The report, which was first published on Friday evening by The New York Times, is "on the nose", according to a source briefed on the matter.

"This is another example of the moral vacuum the GRU (an arm of Russia's military intelligence agency) operate in," Sky News has been told.

"Offering rewards to attack soldiers who are trying to bring peace to a nation is repugnant."

There are currently around 1,000 British troops deployed in Afghanistan, mainly in the capital Kabul, and no confirmation any have been hurt as a result of the Russian efforts.

Tom Tugenhadt, chair of the House of Commons Foreign Affairs Committee and a former soldier in Afghanistan, told Sky News: "Reports of Russian attempts to incite attacks on British troops are deeply concerning.

"We know the GRU have been caught in the UK and are active around the world and that's a danger to our forces."

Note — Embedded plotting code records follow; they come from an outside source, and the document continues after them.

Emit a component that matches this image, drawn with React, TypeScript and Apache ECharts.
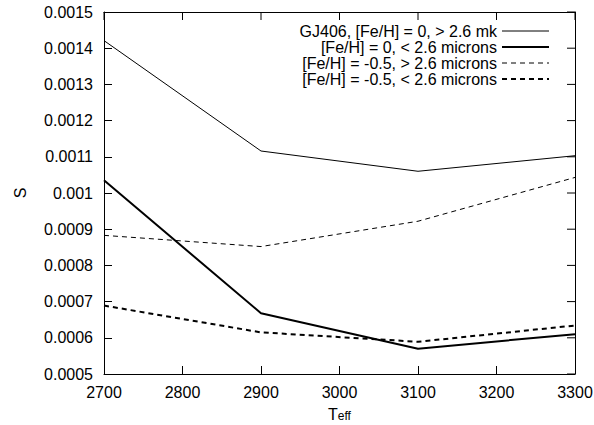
import React, { useEffect, useRef } from "react";
import * as echarts from "echarts";

const temps = [2700, 2900, 3100, 3300];
const names = [
  "GJ406, [Fe/H] = 0, > 2.6 mk",
  "[Fe/H] = 0, < 2.6 microns",
  "[Fe/H] = -0.5, > 2.6 microns",
  "[Fe/H] = -0.5, < 2.6 microns",
];
const gj406Long = [0.001421, 0.001116, 0.00106, 0.001103];
const solarShort = [0.001035, 0.000668, 0.00057, 0.00061];
const poorLong = [0.000883, 0.000852, 0.000922, 0.001043];
const poorShort = [0.000689, 0.000615, 0.000589, 0.000634];
const xTicks = [2700, 2800, 2900, 3000, 3100, 3200, 3300];
const yTicks = [0.0005, 0.0006, 0.0007, 0.0008, 0.0009, 0.001, 0.0011, 0.0012, 0.0013, 0.0014, 0.0015];
const widths = [1, 2, 1, 2];
const dashed = [false, false, true, true];

const FONT = "Liberation Sans, Arial, Helvetica, sans-serif";
const TICK_LEN = 8;
const GRID = { left: 104, right: 19, top: 12, bottom: 51 };

export default function App() {
  const ref = useRef<HTMLDivElement>(null);
  useEffect(() => {
    if (!ref.current) return;
    const chart = echarts.init(ref.current, null, { renderer: "svg" });
    const mk = (d: number[]) => d.map((v, i) => [temps[i], v]);
    const axisLine = { show: true, onZero: false, lineStyle: { color: "#000", width: 1 } };
    const tick = { show: true, inside: true, length: TICK_LEN, lineStyle: { color: "#000", width: 1 } };
    const dash = (i: number) => (dashed[i] ? [5, 4] : "solid");
    const xMin = xTicks[0];
    const xMax = xTicks[xTicks.length - 1];
    const yMin = yTicks[0];
    const yMax = yTicks[yTicks.length - 1];
    const lineSeries = (i: number, data: number[]) => ({
      type: "line",
      name: names[i],
      data: mk(data),
      symbol: "none",
      showSymbol: false,
      lineStyle: { color: "#000", width: widths[i], type: dash(i) },
      itemStyle: { color: "#000" },
    });
    chart.setOption({
      animation: false,
      textStyle: { fontFamily: FONT },
      grid: { ...GRID, containLabel: false, outerBoundsMode: "none" },
      legend: {
        orient: "vertical",
        right: 39,
        top: 18,
        align: "right",
        itemWidth: 47,
        itemHeight: 10,
        itemGap: 0,
        itemStyle: { opacity: 0, borderWidth: 0 },
        data: names.map((n, i) => ({
          name: n,
          itemStyle: { opacity: 0, borderWidth: 0 },
          lineStyle: { color: "#000", width: widths[i], type: dash(i) },
        })),
        textStyle: { fontFamily: FONT, fontSize: 16, color: "#000", lineHeight: 15 },
      },
      xAxis: [
        {
          type: "value",
          min: xMin,
          max: xMax,
          interval: 100,
          position: "bottom",
          axisLine,
          axisTick: tick,
          splitLine: { show: false },
          axisLabel: { fontSize: 16, color: "#000", margin: 10, fontFamily: FONT, formatter: (v: number) => String(v) },
          name: "T{sub|eff}",
          nameLocation: "middle",
          nameGap: 32,
          nameTextStyle: {
            fontSize: 16,
            color: "#000",
            fontFamily: FONT,
            lineHeight: 16,
            rich: { sub: { fontSize: 12, lineHeight: 16, verticalAlign: "bottom", padding: [4, 0, 0, 0], fontFamily: FONT } },
          },
        },
        {
          type: "value",
          min: xMin,
          max: xMax,
          interval: 100,
          position: "top",
          axisLine,
          axisTick: { show: false },
          splitLine: { show: false },
          axisLabel: { show: false },
        },
      ],
      yAxis: [
        {
          type: "value",
          min: yMin,
          max: yMax,
          interval: 0.0001,
          position: "left",
          axisLine,
          axisTick: tick,
          splitLine: { show: false },
          axisLabel: { fontSize: 16, color: "#000", margin: 11, fontFamily: FONT },
          name: "S",
          nameLocation: "middle",
          nameGap: 76,
          nameTextStyle: { fontSize: 16, color: "#000", fontFamily: FONT },
        },
        {
          type: "value",
          min: yMin,
          max: yMax,
          interval: 0.0001,
          position: "right",
          axisLine,
          axisTick: { show: false },
          splitLine: { show: false },
          axisLabel: { show: false },
        },
      ],
      series: [
        lineSeries(0, gj406Long),
        lineSeries(1, solarShort),
        lineSeries(2, poorLong),
        lineSeries(3, poorShort),
      ],
    });

    // mirror ticks on the top and right borders
    const W = chart.getWidth();
    const H = chart.getHeight();
    const toPx = (x: number, y: number): [number, number] => {
      try {
        const p = chart.convertToPixel({ gridIndex: 0 }, [x, y]) as number[];
        if (p && isFinite(p[0]) && isFinite(p[1])) return [p[0], p[1]];
      } catch (e) {
        /* fall through */
      }
      const pw = W - GRID.left - GRID.right;
      const ph = H - GRID.top - GRID.bottom;
      return [
        GRID.left + ((x - xMin) / (xMax - xMin)) * pw,
        GRID.top + (1 - (y - yMin) / (yMax - yMin)) * ph,
      ];
    };
    const graphics: any[] = [];
    xTicks.forEach((v) => {
      const [x, y] = toPx(v, yMax);
      graphics.push({
        type: "line",
        z: 10,
        shape: { x1: x, y1: y, x2: x, y2: y + TICK_LEN },
        style: { stroke: "#000", lineWidth: 1 },
        silent: true,
      });
    });
    yTicks.forEach((v) => {
      const [x, y] = toPx(xMax, v);
      graphics.push({
        type: "line",
        z: 10,
        shape: { x1: x - TICK_LEN, y1: y, x2: x, y2: y },
        style: { stroke: "#000", lineWidth: 1 },
        silent: true,
      });
    });
    chart.setOption({ graphic: { elements: graphics } });
    return () => chart.dispose();
  }, []);
  return <div ref={ref} style={{ width: 594, height: 425, position: "absolute", left: 0, top: 0 }} />;
}
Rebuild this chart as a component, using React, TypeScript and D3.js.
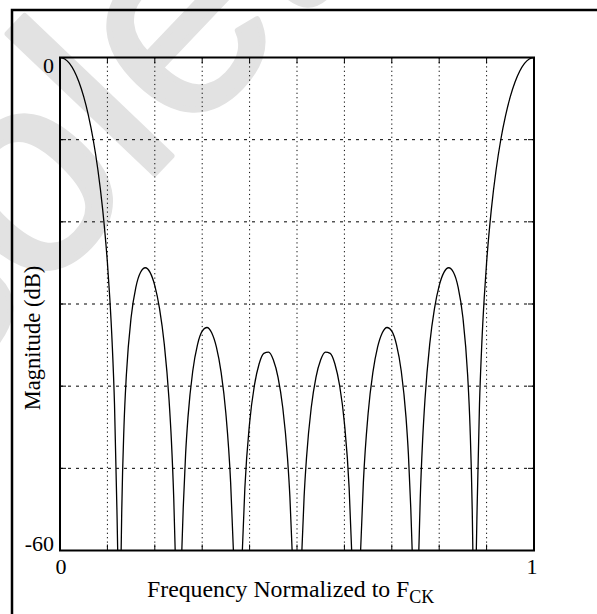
import React from 'react';
import * as d3 from 'd3';

// Normalized frequency (fraction of F_CK) and magnitude (dB)
const freqs = [
  0, 0.01, 0.02, 0.03, 0.04, 0.05, 0.06, 0.07, 0.08, 0.09, 0.1, 0.105, 0.11, 0.115, 0.12, 0.1217,
  0.125,
  0.129, 0.13, 0.135, 0.14, 0.15, 0.16, 0.17, 0.18, 0.19, 0.2, 0.21, 0.22, 0.23, 0.235, 0.24, 0.243,
  0.25,
  0.257, 0.26, 0.265, 0.27, 0.28, 0.29, 0.3, 0.31, 0.32, 0.33, 0.34, 0.35, 0.36, 0.3658,
  0.375,
  0.3847, 0.39, 0.4, 0.41, 0.42, 0.43, 0.44, 0.45, 0.46, 0.47, 0.48, 0.485, 0.4897,
  0.5,
  0.5103, 0.515, 0.52, 0.53, 0.54, 0.55, 0.56, 0.57, 0.58, 0.59, 0.6, 0.61, 0.6153,
  0.625,
  0.6342, 0.64, 0.65, 0.66, 0.67, 0.68, 0.69, 0.7, 0.71, 0.72, 0.73, 0.735, 0.74, 0.743,
  0.75,
  0.757, 0.76, 0.765, 0.77, 0.78, 0.79, 0.8, 0.81, 0.82, 0.83, 0.84, 0.85, 0.86, 0.865, 0.87, 0.871,
  0.875,
  0.8783, 0.88, 0.885, 0.89, 0.895, 0.9, 0.91, 0.92, 0.93, 0.94, 0.95, 0.96, 0.97, 0.98, 0.99, 1,
];

const magnitudeDb = [
  0, -0.18, -0.72, -1.65, -2.99, -4.77, -7.07, -9.98, -13.69, -18.48, -24.95, -29.23, -34.68, -42.23, -54.8, -60,
  -80,
  -60, -56.16, -44.87, -38.65, -31.64, -27.97, -26.13, -25.59, -26.15, -27.76, -30.56, -34.89, -41.62, -46.6, -53.71, -60,
  -80,
  -60, -54.8, -48.25, -43.8, -38.18, -34.97, -33.31, -32.86, -33.5, -35.26, -38.36, -43.35, -51.74, -60,
  -80,
  -60, -52.4, -44.48, -39.95, -37.3, -36.01, -35.85, -36.78, -38.92, -42.63, -48.77, -53.47, -60,
  -80,
  -60, -53.47, -48.77, -42.63, -38.92, -36.78, -35.85, -36.01, -37.3, -39.95, -44.48, -52.4, -60,
  -80,
  -60, -51.74, -43.35, -38.36, -35.26, -33.5, -32.86, -33.31, -34.97, -38.18, -43.8, -48.25, -54.8, -60,
  -80,
  -60, -53.71, -46.6, -41.62, -34.89, -30.56, -27.76, -26.15, -25.59, -26.13, -27.97, -31.64, -38.65, -44.87, -56.16, -60,
  -80,
  -60, -54.8, -42.23, -34.68, -29.23, -24.95, -18.48, -13.69, -9.98, -7.07, -4.77, -2.99, -1.65, -0.72, -0.18, 0,
];

const xTickValues = [0, 1];
const xTickLabels = ['0', '1'];
const yTickValues = [0, -60];
const yTickLabels = ['0', '-60'];

const W = 597;
const H = 614;
const plot = { left: 60, top: 57.5, right: 534, bottom: 550.5 };
const serif = '"Liberation Serif", "Times New Roman", Times, serif';

export default function App() {
  const x = d3.scaleLinear().domain([0, 1]).range([plot.left, plot.right]);
  const y = d3.scaleLinear().domain([-60, 0]).range([plot.bottom, plot.top]);

  const points: [number, number][] = freqs.map((f, i) => [f, magnitudeDb[i]]);
  const line = d3
    .line<[number, number]>()
    .x((d) => x(d[0]))
    .y((d) => y(d[1]))
    .curve(d3.curveMonotoneX);

  const xGrid = x.ticks(10).filter((v) => v > 0 && v < 1);
  const yGrid = y.ticks(6).filter((v) => v > -60 && v < 0);
  const tick = 6;

  return (
    <svg
      width={W}
      height={H}
      style={{ position: 'absolute', left: 0, top: 0, background: '#fff' }}
    >
      <defs>
        <clipPath id="plotClip">
          <rect
            x={plot.left}
            y={plot.top}
            width={plot.right - plot.left}
            height={plot.bottom - plot.top}
          />
        </clipPath>
      </defs>

      {/* watermark */}
      <text
        transform="translate(-320,672) rotate(-46.4)"
        fontFamily='"Liberation Sans", Arial, sans-serif'
        fontSize={280}
        fill="#e2e2e2"
        stroke="#e2e2e2"
        strokeWidth={6}
        strokeLinejoin="round"
      >
        Obsolete
      </text>

      {/* outer border */}
      <rect x={12} y={10} width={700} height={700} fill="none" stroke="#000" strokeWidth={2.5} />

      {/* vertical grid */}
      {xGrid.map((v) => (
        <g key={'xg' + v}>
          <line
            x1={x(v)}
            x2={x(v)}
            y1={plot.top}
            y2={plot.bottom}
            stroke="#000"
            strokeWidth={1}
            strokeDasharray="1.2,3.2"
          />
          <line x1={x(v)} x2={x(v)} y1={plot.top} y2={plot.top + tick} stroke="#000" strokeWidth={1} />
          <line x1={x(v)} x2={x(v)} y1={plot.bottom} y2={plot.bottom - tick} stroke="#000" strokeWidth={1} />
        </g>
      ))}

      {/* horizontal grid */}
      {yGrid.map((v) => (
        <g key={'yg' + v}>
          <line
            x1={plot.left}
            x2={plot.right}
            y1={y(v)}
            y2={y(v)}
            stroke="#000"
            strokeWidth={1}
            strokeDasharray="3,5"
          />
          <line x1={plot.left} x2={plot.left + tick} y1={y(v)} y2={y(v)} stroke="#000" strokeWidth={1} />
          <line x1={plot.right} x2={plot.right - tick} y1={y(v)} y2={y(v)} stroke="#000" strokeWidth={1} />
        </g>
      ))}

      {/* response curve */}
      <path
        d={line(points) || ''}
        fill="none"
        stroke="#000"
        strokeWidth={1.3}
        clipPath="url(#plotClip)"
      />

      {/* plot frame */}
      <rect
        x={plot.left}
        y={plot.top}
        width={plot.right - plot.left}
        height={plot.bottom - plot.top}
        fill="none"
        stroke="#000"
        strokeWidth={2}
      />

      {/* y tick labels */}
      {yTickValues.map((v, i) => (
        <text
          key={'yt' + v}
          x={plot.left - 6}
          y={v === 0 ? y(v) + 15 : y(v)}
          textAnchor="end"
          fontFamily={serif}
          fontSize={22}
        >
          {yTickLabels[i]}
        </text>
      ))}

      {/* x tick labels */}
      {xTickValues.map((v, i) => (
        <text
          key={'xt' + v}
          x={x(v) + (v === 1 ? -2 : 1)}
          y={plot.bottom + 23}
          textAnchor="middle"
          fontFamily={serif}
          fontSize={22}
        >
          {xTickLabels[i]}
        </text>
      ))}

      {/* axis titles */}
      <text
        transform={`translate(40,338) rotate(-90)`}
        textAnchor="middle"
        fontFamily={serif}
        fontSize={22.5}
      >
        Magnitude (dB)
      </text>
      <text x={147} y={597} fontFamily={serif} fontSize={23.8}>
        Frequency Normalized to F
        <tspan fontSize={18} dy={6}>
          CK
        </tspan>
      </text>
    </svg>
  );
}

The New York Times reported that 20 US soldiers were killed in Afghanistan last year but "it was not clear which killings were under suspicion".

It is thought that Moscow has been trying to destabilise a possible US-negotiated peace deal in Afghanistan.

Donald Trump tweeted that "nobody briefed or told me, or Vice President Mike Pence or Chief of Staff Mark Meadows about the so-called attacks on our troops in Afghanistan by Russians".

The president continued: "Everybody is denying it and there have not been many attacks on us," adding: "Nobody's been tougher on Russia than the Trump Administration."

Presumptive Democratic nominee Joe Biden said: "The truly shocking revelation that if the Times report is true, and I emphasise that again, is that President Trump, the commander-in-chief of American troops serving in a dangerous theatre of war, has known about this for months, according to the Times, and done worse than nothing."

It is understood the intelligence was only shared with British officials recently but Boris Johnson has now been briefed. Downing Street will be under pressure to respond to the news and take action against Moscow.

Sky has been told that the group responsible for the plan is the 29155 unit of the GRU, the same Russian intelligence outfit behind the Skripal poisonings , and the failed 2016 coup in Montenegro.

Arthur Snell, a former UK diplomat who was posted to Helmand, in southern Afghanistan in 2010, said the alleged GRU operation is part of a wider Russian tactic to use deniable means to undermine western allies.

He said: "It is evidence that the Russians are willing to really push the envelope in terms of highly aggressive and completely unethical practices.

"And it also seems to show that the Russians are kind of looking at a worldwide theatre of battle in terms of the places they feel they can target in terms of western assets and western interests."

News of this Russian plan, and the direct targeting of British troops, will again raise the question of when the long overdue report into Russian interference by parliament's Intelligence and Security Committee (ISC) will be published.

The report, which examined claims of Russian interference in Britain, was sent to Downing Street on 17 October last year for sign-off.

That process usually takes no more than 10 days, but the report is still yet to be published and the ISC hasn't been reconvened after December's general election.